Lebih lanjutnya ia mengatakan, kemudian yang menjadi titik permasalahannya ada pada Pasal 240 ayat 1 huruf K yang menyebutkan, bahwa badan lain dan keuangan negara harus ada pengunduran diri dan tak bisa ditarik kembali ketika mengikuti pencalonan legislatif.
“Inilah ada presepsi badan lain dan ada badan lain yang menyamakan dengan desa adat. Padahal tidak benar itu. Yang dimaksud badan lain itu adalah instansi yang masuk hukum positif.
Sementara desa adat sendiri mengacu pada Perda Nomor 4 Tahun 2019, di sana disebutkan bendesa dan keuangannya darimana dan tugasnya darimana. Tidak boleh dipakai acuan penyelanggaraan Pemilu,” imbuhnya.

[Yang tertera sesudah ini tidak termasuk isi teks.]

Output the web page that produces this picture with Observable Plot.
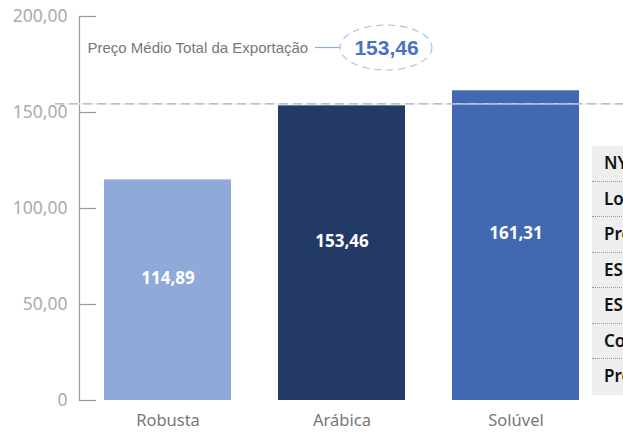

Sehingga dari ketentuan tersebut mengalami “conflict van norm”, maka secara teoretik hukum adalah tidak dapat berlaku yang bersifat legal and binding untuk mengatur bandesa adat dan prajuru desa adat dilarang mencalonkan diri dan/atau mengundurkan diri terlebih dahulu, ketika menjadi anggota DPR, DPRD Provinsi dan DPRD kabupaten/kota, serta menjadi calon dalam Pilkada. Dan juga tidak ada larangan menjadi anggota dan/atau pengurus parpol. (*)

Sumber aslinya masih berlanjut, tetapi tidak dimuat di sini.